● SHORT PROBLEM
Which lines hold the string "this"? Copy every one of them.

────────

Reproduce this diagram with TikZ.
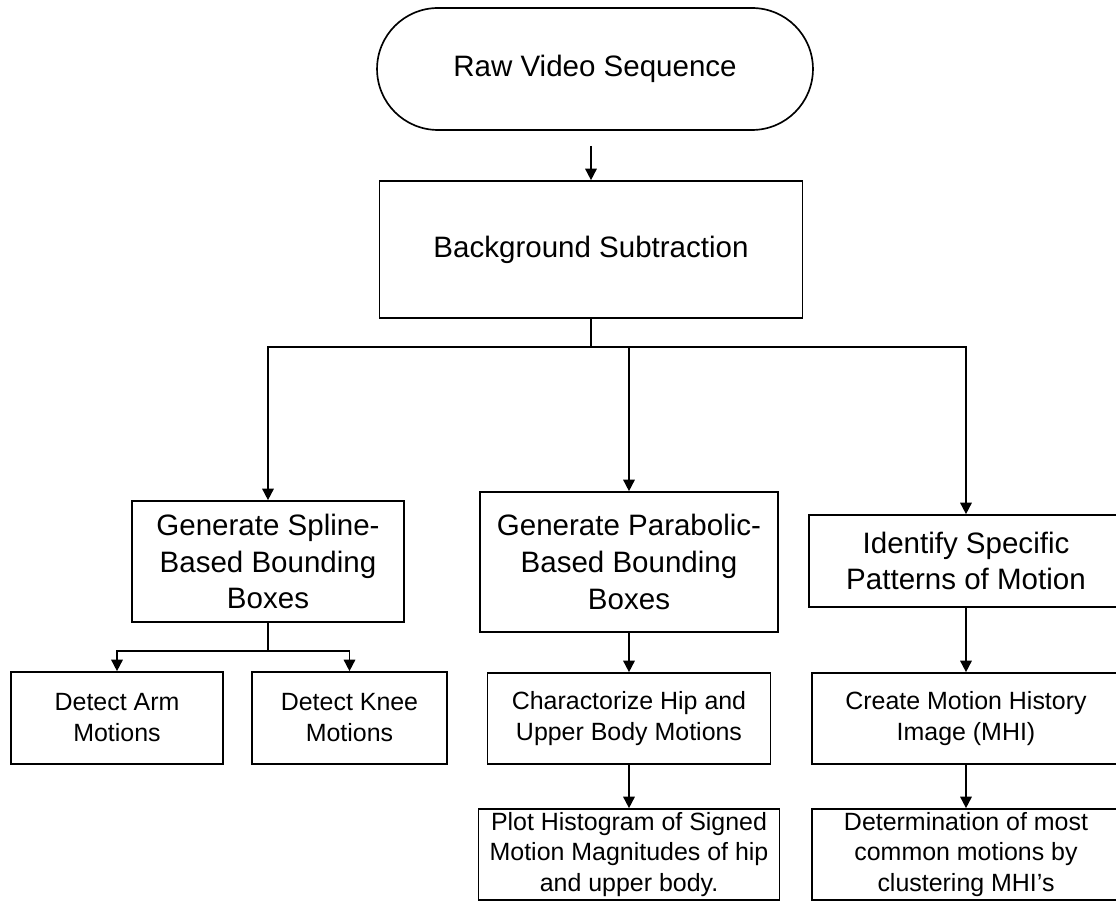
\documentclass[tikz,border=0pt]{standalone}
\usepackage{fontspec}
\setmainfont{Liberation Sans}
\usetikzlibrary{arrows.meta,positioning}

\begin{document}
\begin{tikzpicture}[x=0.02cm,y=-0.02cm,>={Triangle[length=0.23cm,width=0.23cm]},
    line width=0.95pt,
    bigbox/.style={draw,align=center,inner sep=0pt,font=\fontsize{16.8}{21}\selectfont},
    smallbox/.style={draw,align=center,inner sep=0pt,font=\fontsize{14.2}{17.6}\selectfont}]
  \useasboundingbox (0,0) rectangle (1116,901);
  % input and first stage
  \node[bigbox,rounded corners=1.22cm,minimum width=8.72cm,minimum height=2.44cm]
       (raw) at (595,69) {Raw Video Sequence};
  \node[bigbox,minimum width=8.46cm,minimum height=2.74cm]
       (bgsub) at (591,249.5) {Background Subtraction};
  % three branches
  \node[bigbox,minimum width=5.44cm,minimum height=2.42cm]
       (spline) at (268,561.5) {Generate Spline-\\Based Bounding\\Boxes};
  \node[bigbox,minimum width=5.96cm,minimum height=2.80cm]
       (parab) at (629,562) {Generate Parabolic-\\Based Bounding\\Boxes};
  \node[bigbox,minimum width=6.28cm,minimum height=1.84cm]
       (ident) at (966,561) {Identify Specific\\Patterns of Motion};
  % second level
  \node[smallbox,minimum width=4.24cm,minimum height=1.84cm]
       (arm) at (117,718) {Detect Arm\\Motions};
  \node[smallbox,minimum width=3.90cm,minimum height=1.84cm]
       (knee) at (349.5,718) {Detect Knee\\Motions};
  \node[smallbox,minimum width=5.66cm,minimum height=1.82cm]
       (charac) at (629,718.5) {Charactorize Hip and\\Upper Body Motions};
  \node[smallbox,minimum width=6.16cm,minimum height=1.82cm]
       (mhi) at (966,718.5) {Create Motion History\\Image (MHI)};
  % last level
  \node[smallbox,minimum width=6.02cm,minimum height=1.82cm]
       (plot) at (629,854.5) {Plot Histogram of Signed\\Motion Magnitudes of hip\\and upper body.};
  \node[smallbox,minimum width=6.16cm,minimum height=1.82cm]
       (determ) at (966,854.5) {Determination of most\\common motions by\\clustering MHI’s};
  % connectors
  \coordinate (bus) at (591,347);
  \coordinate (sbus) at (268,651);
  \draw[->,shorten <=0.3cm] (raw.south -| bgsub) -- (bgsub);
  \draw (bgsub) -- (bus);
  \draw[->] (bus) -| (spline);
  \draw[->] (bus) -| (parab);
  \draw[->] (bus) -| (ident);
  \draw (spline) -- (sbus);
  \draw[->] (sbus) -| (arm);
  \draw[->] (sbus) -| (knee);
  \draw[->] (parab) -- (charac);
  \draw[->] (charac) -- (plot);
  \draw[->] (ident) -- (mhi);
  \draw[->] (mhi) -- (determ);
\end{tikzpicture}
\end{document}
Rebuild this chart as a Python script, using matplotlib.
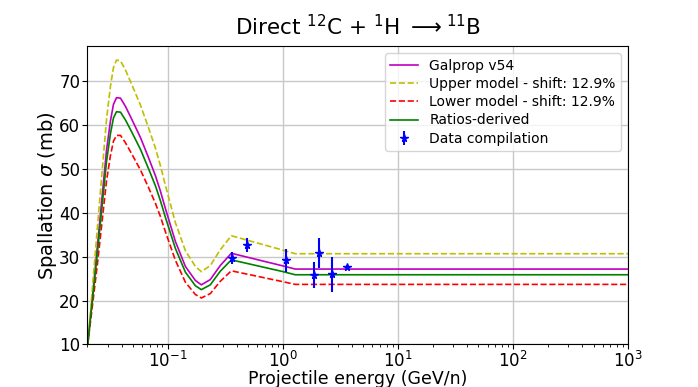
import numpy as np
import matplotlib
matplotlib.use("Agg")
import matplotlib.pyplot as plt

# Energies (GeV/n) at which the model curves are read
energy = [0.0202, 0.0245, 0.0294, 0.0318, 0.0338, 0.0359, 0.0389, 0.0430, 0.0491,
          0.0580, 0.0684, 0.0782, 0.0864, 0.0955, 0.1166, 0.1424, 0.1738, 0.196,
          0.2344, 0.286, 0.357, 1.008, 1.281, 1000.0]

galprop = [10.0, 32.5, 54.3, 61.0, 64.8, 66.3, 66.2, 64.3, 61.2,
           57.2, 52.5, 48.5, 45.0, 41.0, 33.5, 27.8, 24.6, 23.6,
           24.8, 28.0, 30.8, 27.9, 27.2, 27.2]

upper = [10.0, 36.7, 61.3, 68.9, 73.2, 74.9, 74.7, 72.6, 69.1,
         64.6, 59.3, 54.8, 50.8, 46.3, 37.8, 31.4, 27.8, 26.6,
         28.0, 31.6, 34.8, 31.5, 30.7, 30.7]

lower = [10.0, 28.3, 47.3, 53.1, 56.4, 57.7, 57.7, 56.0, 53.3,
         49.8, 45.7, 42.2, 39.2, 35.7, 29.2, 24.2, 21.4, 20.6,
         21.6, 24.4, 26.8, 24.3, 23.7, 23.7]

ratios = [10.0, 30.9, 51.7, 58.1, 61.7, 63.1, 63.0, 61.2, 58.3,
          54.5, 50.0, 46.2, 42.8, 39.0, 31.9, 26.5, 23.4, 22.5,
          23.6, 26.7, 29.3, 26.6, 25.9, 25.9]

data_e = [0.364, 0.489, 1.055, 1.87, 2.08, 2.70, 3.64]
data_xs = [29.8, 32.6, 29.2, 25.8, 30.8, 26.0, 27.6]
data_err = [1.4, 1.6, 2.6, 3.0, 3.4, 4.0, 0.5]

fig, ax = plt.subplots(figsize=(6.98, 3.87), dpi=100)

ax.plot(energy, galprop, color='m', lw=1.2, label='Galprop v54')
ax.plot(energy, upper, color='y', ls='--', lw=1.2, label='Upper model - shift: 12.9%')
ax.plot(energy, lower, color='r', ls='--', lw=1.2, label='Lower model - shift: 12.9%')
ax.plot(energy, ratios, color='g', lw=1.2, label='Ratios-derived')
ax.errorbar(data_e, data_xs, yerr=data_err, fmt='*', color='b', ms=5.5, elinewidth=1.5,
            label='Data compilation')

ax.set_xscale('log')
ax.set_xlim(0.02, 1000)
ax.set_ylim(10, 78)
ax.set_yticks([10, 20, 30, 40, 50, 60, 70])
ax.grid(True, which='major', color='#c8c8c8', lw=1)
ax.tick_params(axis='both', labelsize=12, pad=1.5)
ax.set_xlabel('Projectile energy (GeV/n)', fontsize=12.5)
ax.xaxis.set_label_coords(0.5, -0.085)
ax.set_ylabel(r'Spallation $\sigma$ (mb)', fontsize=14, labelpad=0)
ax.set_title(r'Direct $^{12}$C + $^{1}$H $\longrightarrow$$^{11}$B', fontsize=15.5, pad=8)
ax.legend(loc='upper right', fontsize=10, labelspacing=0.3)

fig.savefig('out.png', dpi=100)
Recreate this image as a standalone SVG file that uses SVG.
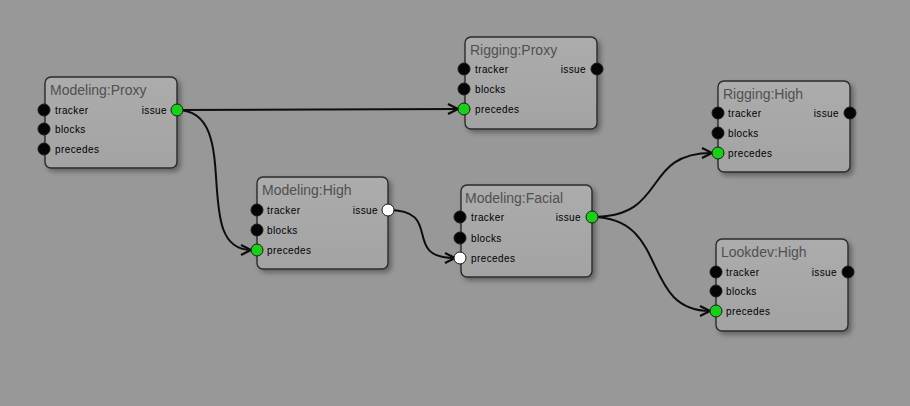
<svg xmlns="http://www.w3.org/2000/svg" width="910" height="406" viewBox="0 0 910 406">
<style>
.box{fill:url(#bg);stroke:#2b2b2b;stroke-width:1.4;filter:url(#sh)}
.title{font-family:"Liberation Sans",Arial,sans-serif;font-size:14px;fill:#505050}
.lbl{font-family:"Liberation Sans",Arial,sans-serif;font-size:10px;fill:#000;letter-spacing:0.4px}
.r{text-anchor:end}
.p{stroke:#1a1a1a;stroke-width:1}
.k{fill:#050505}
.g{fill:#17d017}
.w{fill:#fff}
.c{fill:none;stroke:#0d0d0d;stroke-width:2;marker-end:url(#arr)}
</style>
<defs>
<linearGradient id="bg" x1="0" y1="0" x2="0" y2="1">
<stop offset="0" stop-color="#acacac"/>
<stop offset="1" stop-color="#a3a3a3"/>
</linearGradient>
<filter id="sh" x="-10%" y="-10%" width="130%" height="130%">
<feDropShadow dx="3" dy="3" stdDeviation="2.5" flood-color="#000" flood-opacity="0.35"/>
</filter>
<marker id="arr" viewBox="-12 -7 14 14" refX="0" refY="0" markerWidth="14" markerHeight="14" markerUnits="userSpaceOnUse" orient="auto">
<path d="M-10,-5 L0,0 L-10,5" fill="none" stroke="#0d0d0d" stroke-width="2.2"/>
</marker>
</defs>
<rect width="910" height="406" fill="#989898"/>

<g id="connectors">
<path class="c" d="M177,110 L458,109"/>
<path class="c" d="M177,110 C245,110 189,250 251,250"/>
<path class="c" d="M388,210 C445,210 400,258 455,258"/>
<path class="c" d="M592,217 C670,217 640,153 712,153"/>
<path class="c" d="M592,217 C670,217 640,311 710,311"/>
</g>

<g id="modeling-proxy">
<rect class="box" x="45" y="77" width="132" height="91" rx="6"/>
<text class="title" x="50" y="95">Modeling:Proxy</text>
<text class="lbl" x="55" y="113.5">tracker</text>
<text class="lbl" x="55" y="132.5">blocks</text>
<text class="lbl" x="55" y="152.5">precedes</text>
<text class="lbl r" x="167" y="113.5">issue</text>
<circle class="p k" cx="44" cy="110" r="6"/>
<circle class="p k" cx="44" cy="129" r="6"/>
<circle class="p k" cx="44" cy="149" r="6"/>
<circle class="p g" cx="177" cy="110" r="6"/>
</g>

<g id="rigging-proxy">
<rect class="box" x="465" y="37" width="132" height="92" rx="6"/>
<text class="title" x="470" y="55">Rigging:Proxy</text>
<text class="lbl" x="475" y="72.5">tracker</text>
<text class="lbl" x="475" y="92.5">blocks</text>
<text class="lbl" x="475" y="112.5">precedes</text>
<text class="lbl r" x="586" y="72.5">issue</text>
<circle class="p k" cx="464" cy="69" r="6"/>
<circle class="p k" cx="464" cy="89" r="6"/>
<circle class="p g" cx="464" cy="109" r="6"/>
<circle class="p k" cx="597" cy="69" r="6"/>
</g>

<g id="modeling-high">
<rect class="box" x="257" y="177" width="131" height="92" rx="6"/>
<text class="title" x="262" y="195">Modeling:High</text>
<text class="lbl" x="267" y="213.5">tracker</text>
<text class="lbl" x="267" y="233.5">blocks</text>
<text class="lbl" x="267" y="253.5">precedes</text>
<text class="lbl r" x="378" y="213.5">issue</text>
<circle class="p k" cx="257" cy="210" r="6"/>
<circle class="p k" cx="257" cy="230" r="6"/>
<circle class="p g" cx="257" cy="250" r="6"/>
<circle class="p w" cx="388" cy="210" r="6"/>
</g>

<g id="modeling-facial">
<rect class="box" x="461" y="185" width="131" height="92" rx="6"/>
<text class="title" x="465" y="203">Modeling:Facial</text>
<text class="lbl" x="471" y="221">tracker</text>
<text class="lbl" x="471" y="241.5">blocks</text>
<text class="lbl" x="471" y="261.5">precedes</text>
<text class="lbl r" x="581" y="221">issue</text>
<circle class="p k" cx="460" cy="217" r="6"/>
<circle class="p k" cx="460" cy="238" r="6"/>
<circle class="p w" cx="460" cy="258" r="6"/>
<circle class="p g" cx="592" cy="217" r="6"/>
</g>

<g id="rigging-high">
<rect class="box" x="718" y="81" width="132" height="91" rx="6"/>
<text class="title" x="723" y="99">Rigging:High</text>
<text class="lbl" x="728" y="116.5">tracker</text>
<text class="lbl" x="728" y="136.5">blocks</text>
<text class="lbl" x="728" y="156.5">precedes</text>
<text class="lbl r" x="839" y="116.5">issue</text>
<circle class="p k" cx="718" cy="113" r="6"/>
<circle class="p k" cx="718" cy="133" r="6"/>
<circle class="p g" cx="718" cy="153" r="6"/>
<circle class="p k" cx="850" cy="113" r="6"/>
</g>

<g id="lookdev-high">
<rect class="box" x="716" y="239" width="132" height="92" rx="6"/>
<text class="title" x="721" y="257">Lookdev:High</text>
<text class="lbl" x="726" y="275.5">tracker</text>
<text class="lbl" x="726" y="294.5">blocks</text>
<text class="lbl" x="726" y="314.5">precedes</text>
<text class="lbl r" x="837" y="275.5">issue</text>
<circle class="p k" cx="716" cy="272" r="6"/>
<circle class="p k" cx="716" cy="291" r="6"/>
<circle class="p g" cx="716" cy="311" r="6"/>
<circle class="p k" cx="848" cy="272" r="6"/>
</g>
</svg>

────────

● WORKED ANSWER
Reproduce this diagram with TikZ.
Rebuild this chart as a Python script, using matplotlib.
Recreate this image as a standalone SVG file that uses SVG.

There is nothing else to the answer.